By Deb Williams | Senior Writer
RacinToday.com

BRISTOL, Tenn. – Private air travel became popular in NASCAR’s top series 30 years ago. Today it’s considered a necessity, but each time there is a plane crash in the motorsports community the competitors are hit with the reality that danger isn’t confined to the race track.

“It’s scary any time you hear about those things or see those things,” Kyle Busch said Friday, one day after Dale Earnhardt Jr.’s jet crashed in Elizabethton, Tenn. “My pilot actually called me (about it). As soon as he said Junior’s plane went down my heart just dropped.” 

NBC Sports analyst and 15-time NASCAR Most Popular Driver Earnhardt, his family and two pilots survived the crash at Elizabethton (Tenn.) Municipal Airport. They were headed to Bristol Motor Speedway for the NASCAR weekend when their Cessna Citation Latitude 680 skidded off the runway and through a fence. It stopped on Highway 91 with fire and smoke billowing from the jet. All five people and the Earnhardt dog quickly escaped the wreckage.

“It just takes your breath away,” Clint Bowyer said about the crash. “Those are people that are our friends, family of NASCAR and when you see them in trouble like that, you see the video, that hits home.

“It was very, very scary for all of us to be able to watch that. Thank God they’re all safe, but that is definitely a wake-up call for all of us. We’re pretty fortunate to be able to fly around and do the things we do, but it’s still a dangerous sport no matter where you look. The luxuries of being able to travel like that are still dangerous things.”  

Earnhardt’s close friend Martin Truex Jr. said when he learned of the crash it was a “surreal moment.”

“You thought did this really happen? How is this even possible?” Truex said.

“I talked to Kelley (Earnhardt Miller, Earnhardt’s sister) last night before coming here. Just happy everybody is OK,” Truex said. “It’s really a blessing. They’re like family to me. It was definitely scary. I can’t imagine the thoughts that went through their head.”

Brad Keselowski, a former driver for Earnhardt in the Xfinity Series, said the 20-minute flight from the Charlotte, N.C., area versus the three-hour ride was more convenient for those with young children.

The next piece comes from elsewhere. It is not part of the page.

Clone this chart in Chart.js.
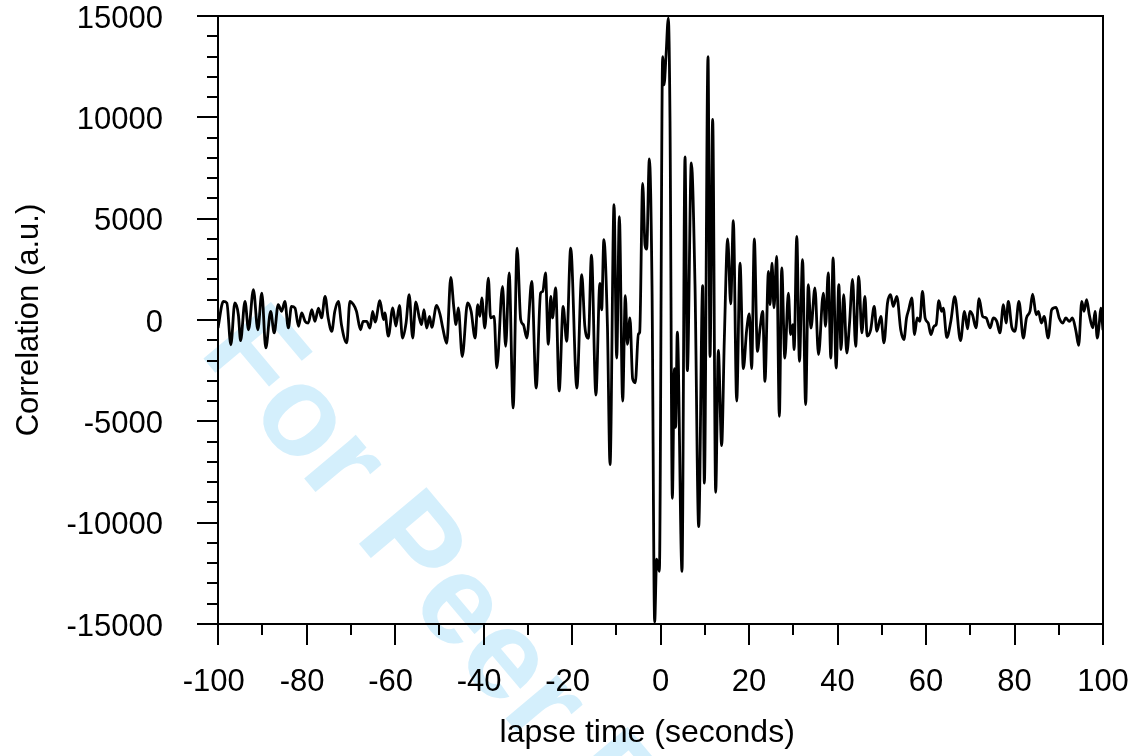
<!DOCTYPE html>
<html>
<head>
<meta charset="utf-8">
<title>Correlation vs lapse time</title>
<script src="https://cdn.jsdelivr.net/npm/chart.js@4.4.1/dist/chart.umd.min.js"></script>
<style>
  body { margin: 0; background: #fff; }
</style>
</head>
<body>
<canvas id="corrChart" width="1137" height="756"></canvas>
<script>
// lapse time (s) of each sample
const lapseTime = [
  -100.0, -98.8, -98.0, -97.1, -96.2, -95.4, -94.9, -93.9, -93.1, -92.0,
  -91.0, -90.1, -89.2, -88.1, -87.3, -86.4, -85.6, -84.9, -84.1, -83.4,
  -82.6, -81.8, -81.1, -80.3, -79.6, -78.8, -78.1, -77.3, -76.6, -75.8,
  -75.1, -74.3, -73.6, -72.8, -72.1, -70.9, -70.2, -69.4, -68.7, -67.8,
  -67.2, -66.4, -65.65, -65.05, -64.5, -63.4, -62.6, -62.3, -61.5, -60.5,
  -59.8, -59.0, -58.3, -57.5, -56.8, -56.0, -55.3, -54.5, -54.0, -53.45,
  -52.85, -52.2, -51.7, -50.6, -49.8, -49.2, -48.3, -47.4, -46.7, -46.2,
  -45.7, -44.8, -43.6, -42.8, -41.9, -41.3, -40.8, -40.4, -39.7, -38.9,
  -38.4, -37.6, -37.0, -35.7, -35.0, -34.2, -33.3, -32.4, -31.6, -31.0,
  -30.2, -29.1, -28.1, -27.1, -26.6, -26.0, -25.35, -24.8, -24.4, -23.7,
  -22.9, -22.0, -21.2, -20.3, -18.9, -17.8, -17.1, -16.3, -15.6, -14.6,
  -13.7, -13.3, -12.8, -12.0, -11.4, -10.5, -9.9, -9.3, -8.55, -7.95,
  -7.5, -6.9, -6.3, -5.7, -5.0, -4.7, -4.03, -3.5, -3.13, -2.52,
  -1.92, -1.32, -0.87, -0.26, 0.49, 0.79, 1.24, 1.77, 2.15, 2.68,
  3.13, 3.43, 3.8, 4.86, 5.54, 6.07, 6.97, 7.8, 8.63, 9.53,
  9.91, 10.74, 11.19, 11.79, 12.47, 13.07, 13.82, 14.43, 15.18, 15.86,
  16.46, 17.22, 17.97, 18.72, 19.47, 20.08, 20.6, 21.2, 21.9, 22.5,
  23.1, 23.6, 24.4, 24.75, 25.2, 25.65, 26.25, 26.86, 27.4, 28.1,
  28.9, 29.4, 29.9, 30.2, 30.8, 31.4, 32.1, 32.8, 33.4, 34.0,
  34.9, 35.7, 36.8, 37.3, 37.9, 38.5, 39.0, 39.7, 40.3, 40.8,
  41.4, 42.1, 42.7, 43.4, 44.1, 44.8, 45.5, 46.2, 46.7, 47.5,
  48.3, 48.9, 49.8, 50.5, 51.3, 52.0, 52.6, 53.4, 54.3, 55.0,
  55.6, 56.1, 56.8, 57.4, 58.0, 58.6, 59.2, 59.8, 60.5, 61.1,
  61.8, 62.3, 62.9, 63.5, 63.9, 64.7, 65.6, 66.5, 67.8, 68.7,
  69.4, 69.9, 70.5, 71.3, 72.0, 72.8, 73.6, 74.5, 75.2, 76.0,
  76.7, 77.5, 78.1, 78.6, 79.4, 80.1, 81.0, 82.0, 82.7, 83.5,
  84.1, 84.9, 85.4, 86.1, 86.7, 87.6, 88.4, 89.4, 90.1, 90.9,
  91.6, 92.4, 93.1, 93.9, 94.5, 95.2, 95.7, 96.3, 96.9, 97.7,
  98.2, 98.7, 99.2, 99.5, 100.0
];

// correlation (a.u.) at each lapse time
const correlation = [
  -390, 920, 840, -1220, 840, 260, -1020, 920, -480, 1500,
  -480, 1330, -1380, 430, -640, 760, 430, 920, -390, 670,
  590, -310, 350, -70, -150, 510, -70, 590, 100, 1170,
  100, -560, 430, 920, -230, -1130, 920, 760, 430, -480,
  -70, -70, -400, 430, -100, 950, 20, 350, -800, 600,
  -300, 720, -890, -150, 1250, -890, 890, 100, -230, 510,
  -400, 180, -360, 720, 260, -400, -1150, 2100, 600, -230,
  600, -1800, 840, 430, -890, 760, 180, 1090, -400, 2070,
  100, 180, -2370, 1660, -1300, 2320, -4340, 3550, 20, -230,
  -890, 1900, -3360, 1330, 1410, 2320, -1200, 1170, 100, 1580,
  -3500, 670, -1050, 3550, -3360, 2240, -300, -900, 3200, -3700,
  1800, 500, 3960, -230, -7140, 5690, -1880, 5100, -4000, 1200,
  -1200, 100, -2900, -3100, -700, -600, 6740, 3700, 3500, 7950,
  1700, -14900, -11800, -12400, 13000, 11600, 13000, 14900, 9800, -8800,
  -2400, -5300, -600, -12400, 8050, -2500, 7750, 1700, -10200, 1700,
  -8050, 13000, -1800, 9900, -8500, -1500, -6200, -900, 4000, 800,
  4900, -4000, 2800, -2400, -500, 300, -2400, 4000, -1550, -400,
  430, -3030, 2400, 760, 2800, 600, 3140, -4750, 2570, -1880,
  1330, -720, -230, -1460, 4130, -2040, 2980, -4180, 1740, -400,
  1580, -1710, 1330, -310, 2320, -1880, 3060, -2370, 1740, -1460,
  1250, -1630, -230, 2000, -1300, 2150, -640, 1170, -800, -480,
  670, -560, 180, -1130, 840, 1250, 670, 1170, -500, -970,
  100, 510, 1090, -720, 100, -70, 1410, 100, -150, -720,
  -310, -230, 950, 430, 590, -860, -70, 1150, -1020, 430,
  -440, 430, 260, -390, 1050, 180, 100, -390, 100, -70,
  -640, 760, -150, 920, -360, -560, 920, -890, 100, 430,
  1280, 260, 430, -150, 180, -890, 510, 620, 100, -150,
  100, -70, 100, -560, -1250, 920, 430, 1000, 260, -390,
  430, -890, -70, 590, -500
];

const xTickValues = [-100, -80, -60, -40, -20, 0, 20, 40, 60, 80, 100];
const yTickValues = [-15000, -10000, -5000, 0, 5000, 10000, 15000];
const xMinorStep = 10;
const yMinorStep = 1000;

const fontFamily = '"Liberation Sans", Arial, Helvetica, sans-serif';

// light blue review stamp behind the plot
const watermark = {
  id: 'watermark',
  beforeDraw(chart) {
    const ctx = chart.ctx;
    ctx.save();
    ctx.translate(198, 352);
    ctx.rotate(50 * Math.PI / 180);
    ctx.font = 'bold 128px ' + fontFamily;
    ctx.fillStyle = 'rgb(212, 239, 252)';
    ctx.textBaseline = 'alphabetic';
    ctx.fillText('For Peer Review', 0, 0);
    ctx.restore();
  }
};

// frame plus major/minor tick marks pointing outwards
const axisFrame = {
  id: 'axisFrame',
  afterDraw(chart) {
    const ctx = chart.ctx;
    const a = chart.chartArea;
    const x = chart.scales.x;
    const y = chart.scales.y;
    ctx.save();
    ctx.strokeStyle = '#000';
    ctx.lineWidth = 2;
    ctx.strokeRect(a.left, a.top, a.right - a.left, a.bottom - a.top);
    ctx.beginPath();
    for (let v = y.min; v <= y.max; v += yMinorStep) {
      const py = Math.round(y.getPixelForValue(v));
      const len = yTickValues.includes(v) ? 21 : 11;
      ctx.moveTo(a.left, py);
      ctx.lineTo(a.left - len, py);
    }
    for (let v = x.min; v <= x.max; v += xMinorStep) {
      const px = Math.round(x.getPixelForValue(v));
      const len = xTickValues.includes(v) ? 21 : 11;
      ctx.moveTo(px, a.bottom);
      ctx.lineTo(px, a.bottom + len);
    }
    ctx.stroke();
    ctx.restore();
  }
};

new Chart(document.getElementById('corrChart'), {
  type: 'line',
  data: {
    datasets: [{
      label: 'Correlation',
      data: lapseTime.map((t, i) => ({ x: t, y: correlation[i] })),
      borderColor: '#000',
      borderWidth: 2.8,
      pointRadius: 0,
      fill: false,
      cubicInterpolationMode: 'monotone'
    }]
  },
  options: {
    responsive: false,
    animation: false,
    devicePixelRatio: 1,
    layout: { padding: { left: 0, right: 34, top: 16, bottom: 0 } },
    plugins: {
      legend: { display: false },
      tooltip: { enabled: false }
    },
    scales: {
      x: {
        type: 'linear',
        min: -100,
        max: 100,
        afterBuildTicks: s => { s.ticks = xTickValues.map(v => ({ value: v })); },
        afterFit: s => {
          s.height = 132;
          s.paddingLeft = 0;
          s.paddingRight = 0;
        },
        grid: { display: false, drawTicks: false },
        border: { display: false },
        ticks: {
          color: '#000',
          padding: 40,
          maxRotation: 0,
          autoSkip: false,
          font: { family: fontFamily, size: 31 },
          // digits sit centred on the tick, the minus sign hangs left
          callback: v => v < 0 ? v + ' ' : String(v)
        },
        title: {
          display: true,
          text: 'lapse time (seconds)   ',
          color: '#000',
          font: { family: fontFamily, size: 32 },
          padding: { top: 4, bottom: 4 }
        }
      },
      y: {
        min: -15000,
        max: 15000,
        afterBuildTicks: s => { s.ticks = yTickValues.map(v => ({ value: v })); },
        afterFit: s => {
          s.width = 218;
          s.paddingTop = 0;
          s.paddingBottom = 0;
        },
        grid: { display: false, drawTicks: false },
        border: { display: false },
        ticks: {
          color: '#000',
          padding: 55,
          labelOffset: 3,
          font: { family: fontFamily, size: 31, lineHeight: 1 },
          callback: v => String(v)
        },
        title: {
          display: true,
          text: 'Correlation (a.u.)',
          color: '#000',
          font: { family: fontFamily, size: 31 },
          padding: { top: 11, bottom: 11 }
        }
      }
    }
  },
  plugins: [watermark, axisFrame]
});
</script>
</body>
</html>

   “Practice today (Friday) started at 11 a.m. so a three-hour drive means a 6 a.m. wake-up call for a 4 year old,” said Keselowski, whose plane flew over the wreckage when it landed at the same airport Friday morning. “That means hell for them and then conversely hell for Mom and then conversely hell for Dad. Work-life balance is the reality of it. We’re trying to be good Dads and good husbands and trying to leverage the privileges we have to do just that. By staying home last night (Thursday) I got to have dinner with my daughter and her grandparents got to come over. That’s a big deal. We don’t get many nights like that.

“We’re not like (NBA player) LeBron James where we get to sit on the bench or stay home for a week. This is 38 weeks and they will run the race without you and your ass will get fired if you don’t show up.” 

Keselowski admitted he’s “not a very good flier” and he always tries to stay vigilant on his plane. 

Busch, whose plane also is a Cessna Latitude, notes everyone has “procedures and protocols”.  He noted his plane had always done a “phenomenal job.”

Truex said safety was always their No. 1 concern when flying. 

“We don’t take any chances, but you never know how things can play out,” Truex said.